What is asked
From the entries below, gather every line containing the string "this".
==== Record list
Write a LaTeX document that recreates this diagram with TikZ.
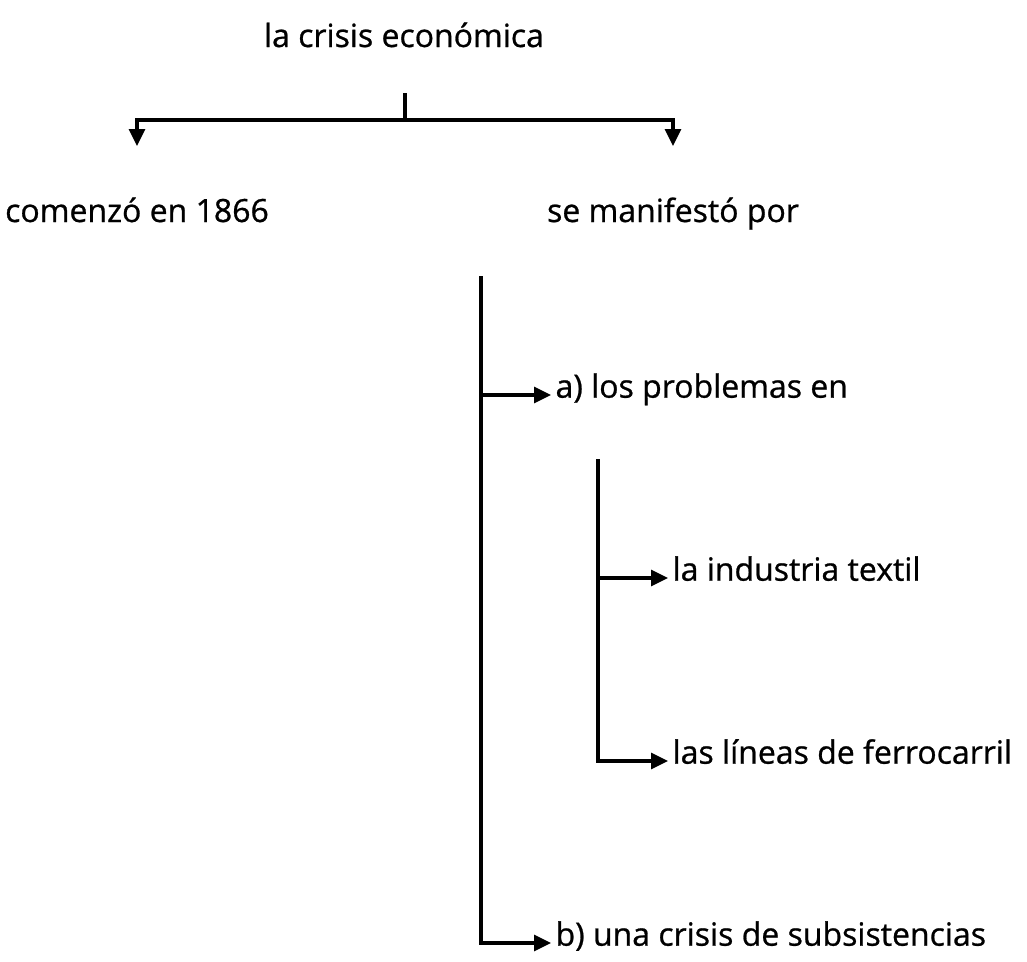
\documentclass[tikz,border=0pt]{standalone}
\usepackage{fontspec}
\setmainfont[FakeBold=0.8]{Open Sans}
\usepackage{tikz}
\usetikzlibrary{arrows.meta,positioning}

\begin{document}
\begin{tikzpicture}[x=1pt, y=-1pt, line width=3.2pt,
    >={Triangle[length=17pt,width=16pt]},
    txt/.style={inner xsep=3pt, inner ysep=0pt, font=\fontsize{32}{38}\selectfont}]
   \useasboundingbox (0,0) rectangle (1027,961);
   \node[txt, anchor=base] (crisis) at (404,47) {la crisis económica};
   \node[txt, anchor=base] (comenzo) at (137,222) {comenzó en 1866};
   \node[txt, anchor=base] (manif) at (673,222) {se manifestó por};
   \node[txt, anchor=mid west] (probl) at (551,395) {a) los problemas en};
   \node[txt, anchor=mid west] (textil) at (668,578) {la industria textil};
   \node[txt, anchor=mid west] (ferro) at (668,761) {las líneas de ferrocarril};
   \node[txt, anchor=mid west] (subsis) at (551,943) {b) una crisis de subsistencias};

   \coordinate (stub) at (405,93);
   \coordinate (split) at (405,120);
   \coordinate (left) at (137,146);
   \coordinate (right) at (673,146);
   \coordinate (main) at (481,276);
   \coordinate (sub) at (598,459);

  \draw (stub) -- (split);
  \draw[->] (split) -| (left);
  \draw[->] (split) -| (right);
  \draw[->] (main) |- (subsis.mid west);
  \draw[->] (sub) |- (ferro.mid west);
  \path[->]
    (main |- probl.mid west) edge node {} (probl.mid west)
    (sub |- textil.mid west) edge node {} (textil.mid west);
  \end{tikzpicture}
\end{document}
========
==== Record list
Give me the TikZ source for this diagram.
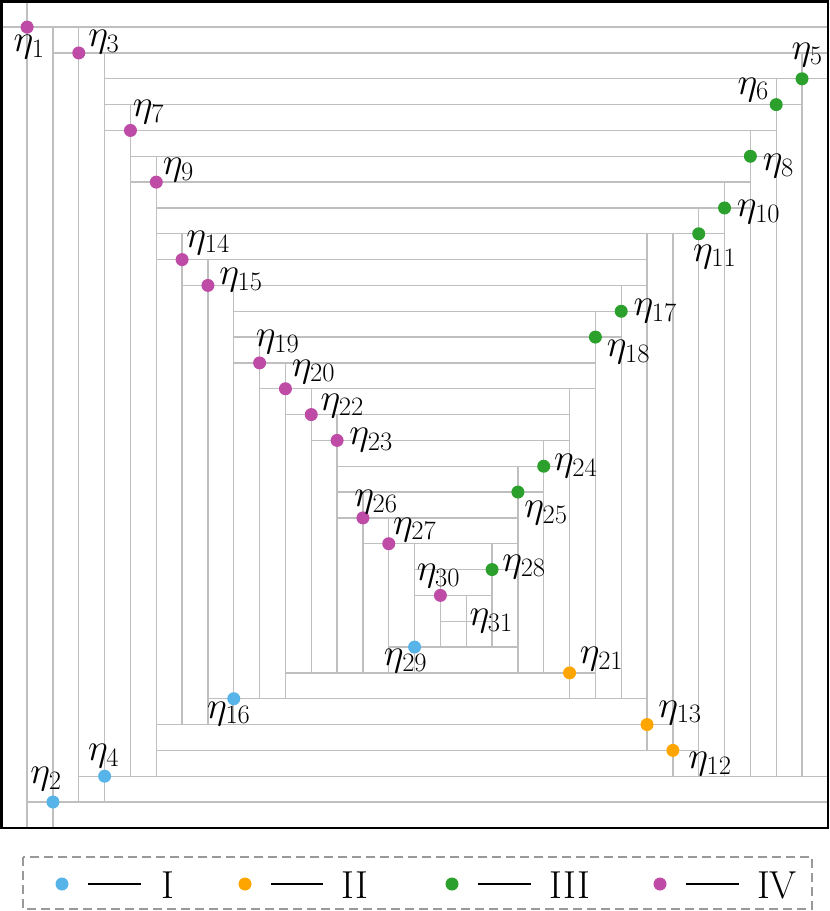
========
==== Record list
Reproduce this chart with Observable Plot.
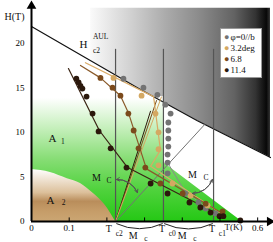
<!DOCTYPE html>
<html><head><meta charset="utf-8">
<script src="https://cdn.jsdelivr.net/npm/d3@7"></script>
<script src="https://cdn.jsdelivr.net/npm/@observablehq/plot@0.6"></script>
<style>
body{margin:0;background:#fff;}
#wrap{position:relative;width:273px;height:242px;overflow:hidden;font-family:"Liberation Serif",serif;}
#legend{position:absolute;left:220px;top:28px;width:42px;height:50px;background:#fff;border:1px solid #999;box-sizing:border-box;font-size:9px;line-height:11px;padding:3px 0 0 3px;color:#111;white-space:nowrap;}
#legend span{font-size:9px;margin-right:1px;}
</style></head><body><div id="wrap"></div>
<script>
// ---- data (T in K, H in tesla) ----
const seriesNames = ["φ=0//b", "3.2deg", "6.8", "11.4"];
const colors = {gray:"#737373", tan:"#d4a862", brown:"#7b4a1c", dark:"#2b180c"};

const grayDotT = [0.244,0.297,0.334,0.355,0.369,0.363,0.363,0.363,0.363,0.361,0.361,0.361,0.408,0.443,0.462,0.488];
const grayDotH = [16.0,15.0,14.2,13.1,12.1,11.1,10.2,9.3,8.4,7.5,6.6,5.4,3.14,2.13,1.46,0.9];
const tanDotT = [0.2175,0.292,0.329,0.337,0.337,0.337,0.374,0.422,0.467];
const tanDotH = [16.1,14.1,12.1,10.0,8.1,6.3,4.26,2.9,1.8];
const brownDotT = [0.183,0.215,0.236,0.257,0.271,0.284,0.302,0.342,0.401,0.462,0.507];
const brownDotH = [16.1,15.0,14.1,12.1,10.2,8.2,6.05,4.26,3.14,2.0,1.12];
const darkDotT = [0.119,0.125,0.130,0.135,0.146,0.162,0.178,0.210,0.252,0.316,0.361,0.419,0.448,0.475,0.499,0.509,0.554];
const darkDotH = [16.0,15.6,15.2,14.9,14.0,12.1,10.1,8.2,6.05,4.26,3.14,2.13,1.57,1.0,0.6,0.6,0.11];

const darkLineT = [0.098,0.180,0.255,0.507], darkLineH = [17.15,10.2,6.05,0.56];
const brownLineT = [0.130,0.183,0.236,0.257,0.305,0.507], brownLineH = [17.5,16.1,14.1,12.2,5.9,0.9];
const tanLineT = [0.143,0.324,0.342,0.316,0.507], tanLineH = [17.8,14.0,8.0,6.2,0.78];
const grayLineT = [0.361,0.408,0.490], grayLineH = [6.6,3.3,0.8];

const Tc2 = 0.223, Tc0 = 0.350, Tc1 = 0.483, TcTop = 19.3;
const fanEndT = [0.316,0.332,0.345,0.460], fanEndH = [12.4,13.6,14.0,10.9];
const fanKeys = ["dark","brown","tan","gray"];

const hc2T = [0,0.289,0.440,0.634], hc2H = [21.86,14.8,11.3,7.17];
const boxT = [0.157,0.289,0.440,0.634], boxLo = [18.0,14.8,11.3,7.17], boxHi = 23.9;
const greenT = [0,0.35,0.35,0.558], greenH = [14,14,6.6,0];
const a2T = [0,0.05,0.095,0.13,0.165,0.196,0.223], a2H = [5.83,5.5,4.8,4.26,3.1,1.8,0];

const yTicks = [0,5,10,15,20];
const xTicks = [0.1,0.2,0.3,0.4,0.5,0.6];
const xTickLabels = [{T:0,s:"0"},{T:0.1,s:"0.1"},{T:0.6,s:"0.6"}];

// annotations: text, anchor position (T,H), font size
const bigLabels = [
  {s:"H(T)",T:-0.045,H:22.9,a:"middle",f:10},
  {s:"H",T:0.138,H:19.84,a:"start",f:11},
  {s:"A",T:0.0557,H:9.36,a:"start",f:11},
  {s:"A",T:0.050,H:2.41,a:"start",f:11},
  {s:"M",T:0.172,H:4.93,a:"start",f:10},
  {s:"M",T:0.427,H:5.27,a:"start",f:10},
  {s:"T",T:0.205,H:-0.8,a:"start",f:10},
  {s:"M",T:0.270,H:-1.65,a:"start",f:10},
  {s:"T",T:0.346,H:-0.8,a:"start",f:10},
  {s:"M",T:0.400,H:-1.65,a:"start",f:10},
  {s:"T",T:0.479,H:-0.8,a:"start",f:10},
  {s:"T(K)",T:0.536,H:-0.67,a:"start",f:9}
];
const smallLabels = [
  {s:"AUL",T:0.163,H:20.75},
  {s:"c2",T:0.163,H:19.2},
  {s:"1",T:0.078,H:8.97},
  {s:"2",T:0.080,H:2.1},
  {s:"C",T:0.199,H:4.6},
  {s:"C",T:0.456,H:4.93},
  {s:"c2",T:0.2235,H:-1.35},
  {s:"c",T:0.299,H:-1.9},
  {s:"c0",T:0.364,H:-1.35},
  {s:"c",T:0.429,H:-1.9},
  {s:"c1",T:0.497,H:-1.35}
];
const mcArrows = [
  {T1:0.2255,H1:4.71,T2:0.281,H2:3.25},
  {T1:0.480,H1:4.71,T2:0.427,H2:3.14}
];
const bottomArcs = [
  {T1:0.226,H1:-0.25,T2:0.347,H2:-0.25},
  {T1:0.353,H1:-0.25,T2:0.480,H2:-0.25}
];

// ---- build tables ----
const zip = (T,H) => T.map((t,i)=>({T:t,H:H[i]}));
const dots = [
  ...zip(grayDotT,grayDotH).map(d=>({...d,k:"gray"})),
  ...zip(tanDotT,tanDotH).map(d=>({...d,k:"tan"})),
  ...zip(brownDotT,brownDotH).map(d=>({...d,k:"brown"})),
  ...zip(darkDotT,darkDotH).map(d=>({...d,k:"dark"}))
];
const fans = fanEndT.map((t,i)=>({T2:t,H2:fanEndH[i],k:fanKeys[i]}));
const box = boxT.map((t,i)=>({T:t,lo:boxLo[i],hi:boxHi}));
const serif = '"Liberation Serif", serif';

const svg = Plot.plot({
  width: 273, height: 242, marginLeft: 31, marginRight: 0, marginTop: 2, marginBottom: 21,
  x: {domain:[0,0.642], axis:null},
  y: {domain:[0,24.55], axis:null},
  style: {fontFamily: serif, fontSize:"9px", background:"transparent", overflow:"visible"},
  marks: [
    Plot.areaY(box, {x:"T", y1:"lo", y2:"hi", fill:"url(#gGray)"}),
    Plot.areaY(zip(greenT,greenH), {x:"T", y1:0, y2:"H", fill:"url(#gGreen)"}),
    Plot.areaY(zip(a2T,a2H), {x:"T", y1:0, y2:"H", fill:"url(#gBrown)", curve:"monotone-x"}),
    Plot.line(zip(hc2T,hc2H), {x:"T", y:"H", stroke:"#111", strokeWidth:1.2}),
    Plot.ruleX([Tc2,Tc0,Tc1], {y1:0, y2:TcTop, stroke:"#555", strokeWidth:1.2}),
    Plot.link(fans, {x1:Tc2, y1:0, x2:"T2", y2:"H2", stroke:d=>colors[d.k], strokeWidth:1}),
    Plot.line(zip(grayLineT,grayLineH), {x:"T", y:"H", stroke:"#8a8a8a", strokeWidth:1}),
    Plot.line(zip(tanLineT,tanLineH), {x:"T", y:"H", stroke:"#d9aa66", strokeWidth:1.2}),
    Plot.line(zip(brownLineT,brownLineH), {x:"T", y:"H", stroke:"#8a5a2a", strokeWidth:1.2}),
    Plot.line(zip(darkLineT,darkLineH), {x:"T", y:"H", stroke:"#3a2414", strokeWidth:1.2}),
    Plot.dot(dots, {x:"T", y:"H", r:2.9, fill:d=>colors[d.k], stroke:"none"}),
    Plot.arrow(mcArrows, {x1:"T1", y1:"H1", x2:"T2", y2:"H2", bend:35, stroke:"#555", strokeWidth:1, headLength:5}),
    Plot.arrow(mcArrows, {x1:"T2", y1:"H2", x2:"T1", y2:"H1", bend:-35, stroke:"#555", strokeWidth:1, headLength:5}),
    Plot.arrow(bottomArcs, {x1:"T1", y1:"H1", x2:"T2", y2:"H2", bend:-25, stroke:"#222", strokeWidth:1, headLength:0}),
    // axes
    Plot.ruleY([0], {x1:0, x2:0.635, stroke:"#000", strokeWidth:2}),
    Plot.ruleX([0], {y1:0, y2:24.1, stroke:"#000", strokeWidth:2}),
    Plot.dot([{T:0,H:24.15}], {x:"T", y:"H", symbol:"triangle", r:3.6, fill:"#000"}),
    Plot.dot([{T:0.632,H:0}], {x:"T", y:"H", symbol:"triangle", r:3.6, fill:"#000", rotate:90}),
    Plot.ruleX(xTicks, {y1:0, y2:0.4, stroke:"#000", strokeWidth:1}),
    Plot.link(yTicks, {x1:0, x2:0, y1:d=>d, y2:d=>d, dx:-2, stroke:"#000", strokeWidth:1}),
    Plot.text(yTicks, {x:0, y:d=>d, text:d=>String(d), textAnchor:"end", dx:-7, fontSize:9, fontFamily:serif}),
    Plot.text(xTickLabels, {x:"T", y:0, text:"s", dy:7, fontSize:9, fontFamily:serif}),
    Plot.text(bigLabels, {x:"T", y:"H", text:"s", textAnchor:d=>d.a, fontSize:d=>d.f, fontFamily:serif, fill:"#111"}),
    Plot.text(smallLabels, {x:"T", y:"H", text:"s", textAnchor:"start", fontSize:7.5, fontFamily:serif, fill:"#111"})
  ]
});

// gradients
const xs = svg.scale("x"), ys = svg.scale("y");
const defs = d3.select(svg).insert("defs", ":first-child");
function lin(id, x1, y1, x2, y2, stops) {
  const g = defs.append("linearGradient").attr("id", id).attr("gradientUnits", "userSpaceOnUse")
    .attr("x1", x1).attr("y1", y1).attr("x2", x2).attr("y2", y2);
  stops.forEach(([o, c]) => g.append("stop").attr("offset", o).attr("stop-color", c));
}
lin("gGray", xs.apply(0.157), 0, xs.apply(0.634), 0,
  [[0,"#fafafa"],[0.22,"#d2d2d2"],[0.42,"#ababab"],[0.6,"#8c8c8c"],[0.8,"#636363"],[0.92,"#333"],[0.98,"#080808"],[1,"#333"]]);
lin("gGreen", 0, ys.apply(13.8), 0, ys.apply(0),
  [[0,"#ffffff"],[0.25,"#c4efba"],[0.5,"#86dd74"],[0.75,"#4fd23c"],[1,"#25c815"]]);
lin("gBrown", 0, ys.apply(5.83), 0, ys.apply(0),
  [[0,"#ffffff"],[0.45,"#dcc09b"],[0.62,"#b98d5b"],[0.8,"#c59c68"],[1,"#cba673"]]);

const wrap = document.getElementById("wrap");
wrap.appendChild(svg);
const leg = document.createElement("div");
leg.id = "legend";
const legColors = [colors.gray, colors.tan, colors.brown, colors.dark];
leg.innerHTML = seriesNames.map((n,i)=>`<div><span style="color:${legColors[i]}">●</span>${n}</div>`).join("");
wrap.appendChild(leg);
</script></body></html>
========
Reply to the exercise
Write a LaTeX document that recreates this diagram with TikZ.
Give me the TikZ source for this diagram.
Reproduce this chart with Observable Plot.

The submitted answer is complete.